The intercourse of nations in the way of discovery, colonization, commerce; the study of the natural history, manners, institutions of foreign countries; lead to most numerous and important results. Without dwelling upon this subject, it will probably be allowed that such intercourse has a great influence upon the comforts, the prosperity, the arts, the literature, the power, of the nations which thus communicate. Now the variety of the productions of different lands supplies both the stimulus to this intercourse, and the instruments by which it produces its effects. The desire to possess the objects or the knowledge which foreign countries alone can supply, urges the trader, the traveller, the discoverer to compass land and sea; and the progress of the arts and advantages of civilization consists almost entirely in the cultivation, the use, the improvement of that which has been received from other countries.

This is the case to a much greater extent than might at first sight be supposed. Where man is active as a cultivator, he scarcely ever bestows much of his care on those vegetables which the land would produce in a state of nature. He does not select some of the plants of the soil and improve them by careful culture, but, for the most part, he expels the native possessors of the land, and introduces colonies of strangers.

Thus, to take the condition of our own part of the globe as an example; scarcely one of the plants which occupy our fields and gardens is indigenous to the country. The walnut and the peach come to us from Persia; the apricot from Armenia: from Asia Minor, and Syria, we have the cherry tree, the fig, the pear, the pomegranate, the olive, the plum, and the mulberry. The vine which is now cultivated is not a native of Europe; it is found wild on the shores of the Caspian, in Armenia and Caramania. The most useful species of plants, the cereal vegetables, are certainly strangers, though their birth place seems to be an impenetrable secret. Some have fancied that barley is found wild on the banks of the Semara, in Tartary, rye in Crete, wheat at Baschkiros, in Asia; but this is held by the best botanists to be very doubtful. The potatoe, which has been so widely diffused over the world in modern times, and has added so much to the resources of life in many countries, has been found equally difficult to trace back to its wild condition.

Thus widely are spread the traces of the connexion of the progress of civilization with national intercourse.

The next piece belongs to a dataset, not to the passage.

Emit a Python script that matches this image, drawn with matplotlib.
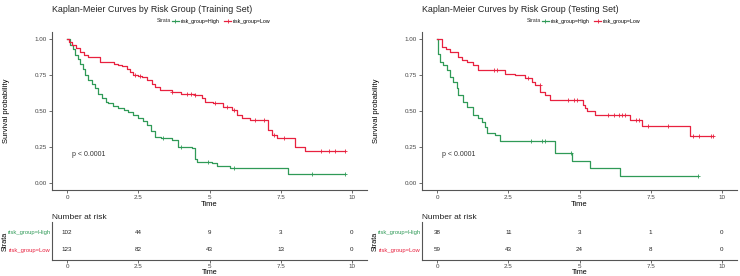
import numpy as np
import matplotlib
matplotlib.use("Agg")
import matplotlib.pyplot as plt
from matplotlib.lines import Line2D

plt.rcParams['font.family'] = ['Liberation Sans', 'DejaVu Sans']

GREEN = '#2f9a57'
RED = '#e8213f'
AXC = '#555555'

# ---- Training set ----
train_high_t = [0, 0.1, 0.2, 0.28, 0.37, 0.46, 0.55, 0.63, 0.75, 0.86, 0.98, 1.1, 1.22, 1.35, 1.45,
                1.6, 1.8, 2.0, 2.15, 2.3, 2.5, 2.65, 2.8, 2.95, 3.09, 3.3, 3.67, 3.9, 4.37, 4.49,
                4.56, 5.08, 5.25, 5.72, 7.77, 9.75]
train_high_s = [1.0, 0.96, 0.93, 0.89, 0.86, 0.83, 0.79, 0.75, 0.715, 0.69, 0.66, 0.62, 0.59, 0.565, 0.553,
                0.535, 0.52, 0.505, 0.495, 0.47, 0.45, 0.43, 0.40, 0.36, 0.32, 0.31, 0.30, 0.25, 0.24, 0.165,
                0.148, 0.137, 0.118, 0.10, 0.0625, 0.0625]
train_high_cens = [3.35, 4.0, 4.95, 5.85, 8.6, 9.75]

train_low_t = [0, 0.08, 0.16, 0.3, 0.46, 0.6, 0.75, 1.16, 1.63, 1.8, 1.92, 2.1, 2.21, 2.33, 2.5, 2.62,
               2.8, 2.97, 3.1, 3.26, 3.67, 4.0, 4.49, 4.73, 4.84, 5.13, 5.48, 5.78, 5.95, 6.13, 6.42,
               7.06, 7.18, 7.36, 8.0, 8.35, 9.75]
train_low_s = [1.0, 0.98, 0.958, 0.94, 0.91, 0.89, 0.877, 0.84, 0.83, 0.82, 0.81, 0.79, 0.77, 0.75, 0.745, 0.74,
               0.715, 0.69, 0.665, 0.646, 0.635, 0.62, 0.61, 0.59, 0.565, 0.553, 0.53, 0.507, 0.47, 0.45, 0.4375,
               0.368, 0.333, 0.31, 0.252, 0.224, 0.224]
train_low_cens = [2.4, 2.55, 3.7, 4.2, 4.35, 4.5, 5.2, 5.6, 5.85, 6.6, 6.9, 7.25, 7.6, 8.9, 9.2, 9.4, 9.75]

# ---- Testing set ----
test_high_t = [0, 0.02, 0.1, 0.22, 0.34, 0.46, 0.57, 0.69, 0.75, 0.92, 1.04, 1.27, 1.45, 1.57, 1.68,
               1.74, 2.04, 2.21, 4.14, 4.75, 5.37, 6.42, 9.17]
test_high_s = [1.0, 0.90, 0.84, 0.82, 0.785, 0.74, 0.70, 0.66, 0.61, 0.565, 0.526, 0.47, 0.45, 0.425, 0.39,
               0.345, 0.333, 0.29, 0.206, 0.155, 0.105, 0.05, 0.05]
test_high_cens = [3.3, 3.7, 3.8, 4.7, 9.17]

test_low_t = [0, 0.16, 0.33, 0.46, 0.75, 0.87, 1.04, 1.27, 1.45, 2.39, 2.74, 3.09, 3.32, 3.44, 3.61, 3.79,
              3.96, 5.13, 5.2, 5.25, 5.54, 6.77, 7.18, 8.88, 9.7]
test_low_s = [1.0, 0.947, 0.93, 0.91, 0.877, 0.853, 0.84, 0.82, 0.785, 0.76, 0.75, 0.73, 0.70, 0.68, 0.634, 0.61,
              0.576, 0.54, 0.52, 0.50, 0.475, 0.4375, 0.396, 0.326, 0.326]
test_low_cens = [2.0, 2.1, 3.2, 3.6, 4.6, 4.8, 4.9, 6.0, 6.2, 6.4, 6.5, 6.6, 7.0, 7.1, 7.4, 8.1, 9.0, 9.2, 9.6, 9.7]

risk_times = [0, 2.5, 5, 7.5, 10]
train_risk_high = [102, 44, 9, 3, 0]
train_risk_low = [123, 82, 43, 13, 0]
test_risk_high = [38, 11, 3, 1, 0]
test_risk_low = [59, 43, 24, 8, 0]

strata = ['risk_group=High', 'risk_group=Low']
titles = ['Kaplan-Meier Curves by Risk Group (Training Set)',
          'Kaplan-Meier Curves by Risk Group (Testing Set)']

W, H = 740, 276
fig = plt.figure(figsize=(W / 100, H / 100), dpi=100)


def px(x0, y_top, w, h):
    return [x0 / W, 1 - (y_top + h) / H, w / W, h / H]


def surv_at(t, s, ct):
    idx = np.searchsorted(t, ct, side='right') - 1
    return np.array(s)[idx]


def style_axes(ax):
    for side in ['top', 'right']:
        ax.spines[side].set_visible(False)
    for side in ['left', 'bottom']:
        ax.spines[side].set_color(AXC)
        ax.spines[side].set_linewidth(0.8)
    ax.tick_params(length=2, width=0.6, color=AXC, labelsize=4.5, labelcolor='#444444', pad=1.5)


panels = [
    (0, titles[0], (train_high_t, train_high_s, train_high_cens), (train_low_t, train_low_s, train_low_cens),
     train_risk_high, train_risk_low),
    (370, titles[1], (test_high_t, test_high_s, test_high_cens), (test_low_t, test_low_s, test_low_cens),
     test_risk_high, test_risk_low),
]

for off, title, high, low, rh, rl in panels:
    ax = fig.add_axes(px(off + 52, 32, 315, 158))
    for (t, s, c), col in [(high, GREEN), (low, RED)]:
        ax.step(t, s, where='post', color=col, lw=0.9)
        ax.plot(c, surv_at(t, s, c), '+', color=col, ms=2.5, mew=0.6)
    ax.set_xlim(-0.53, 10.53)
    ax.set_ylim(-0.05, 1.05)
    ax.set_xticks(risk_times)
    ax.set_xticklabels(['0', '2.5', '5', '7.5', '10'])
    ax.set_yticks([0, 0.25, 0.5, 0.75, 1.0])
    ax.set_yticklabels(['0.00', '0.25', '0.50', '0.75', '1.00'])
    style_axes(ax)
    ax.set_xlabel('Time', fontsize=5.5, labelpad=1)
    ax.set_ylabel('Survival probability', fontsize=5.5)
    ax.yaxis.set_label_coords(-42 / 315, 0.5)
    ax.text(0.17, 0.20, 'p < 0.0001', fontsize=5, color='#333333', va='center')
    fig.text((off + 52) / W, 1 - 12 / H, title, fontsize=6.4, color='#222222')

    fig.text((off + 157) / W, 1 - 21 / H, 'Strata', fontsize=3.8, va='center', color='#333333')
    handles = [Line2D([], [], color=GREEN, lw=0.9, marker='+', ms=2.5, mew=0.6),
               Line2D([], [], color=RED, lw=0.9, marker='+', ms=2.5, mew=0.6)]
    fig.legend(handles, strata, ncol=2, loc='center left', bbox_to_anchor=((off + 172) / W, 1 - 21 / H),
               frameon=False, fontsize=3.8, handlelength=1.3, handletextpad=0.4, columnspacing=0.8,
               borderpad=0, borderaxespad=0)

    tab = fig.add_axes(px(off + 52, 222, 315, 38))
    tab.set_xlim(-0.53, 10.53)
    tab.set_ylim(0.4, 2.6)
    for x, a, b in zip(risk_times, rh, rl):
        tab.text(x, 2, str(a), ha='center', va='center', fontsize=4.5, color='#222222')
        tab.text(x, 1, str(b), ha='center', va='center', fontsize=4.5, color='#222222')
    tab.set_xticks(risk_times)
    tab.set_xticklabels(['0', '2.5', '5', '7.5', '10'])
    tab.set_yticks([2, 1])
    tab.set_yticklabels(strata)
    style_axes(tab)
    tab.tick_params(axis='x', pad=1)
    tab.tick_params(axis='y', length=0, labelsize=4.2, pad=1)
    for lbl, col in zip(tab.get_yticklabels(), [GREEN, RED]):
        lbl.set_color(col)
    tab.set_xlabel('Time', fontsize=5.2)
    tab.xaxis.set_label_coords(0.5, -8.5 / 38)
    tab.set_ylabel('Strata', fontsize=5.2)
    tab.yaxis.set_label_coords(-43 / 315, 0.5)
    tab.set_title('Number at risk', fontsize=6, loc='left', pad=2, color='#222222')

fig.savefig('out.png', dpi=100)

In our own country a higher state of the arts of life is marked by a more ready and extensive adoption of foreign productions. Our fields are covered with herbs from Holland, and roots from Germany; with Flemish farming and Swedish turnips; our hills with forests of the firs of Norway. The chestnut and poplar of the south of Europe adorn our lawns, and below them flourish shrubs and flowers from every clime in profusion. In the mean time Arabia improves our horses, China our pigs, North America our poultry, Spain our sheep, and almost every country sends its dog. The products which are ingredients in our luxuries, and which we cannot naturalize at home, we raise in our colonies; the cotton, coffee, sugar of the east are thus transplanted to the farthest west; and man lives in the middle of a rich and varied abundance which depends on the facility with which plants and animals and modes of culture can be transferred into lands far removed from those in which nature had placed them. And this plenty and variety of material comforts is the companion and the mark of advantages and improvements in social life, of progress in art and science, of activity of thought, of energy of purpose, and of ascendancy of character.

The differences in the productions of different countries which lead to the habitual intercourse of nations, and through this to the benefits which we have thus briefly noticed, do not all depend upon the differences of temperature and climate alone. But these differences are among the causes, and are some of the most important causes, or conditions, of the variety of products; and thus that arrangement of the earth’s form and motion from which the different climates of different places arises, is connected with the social and moral welfare and advancement of man.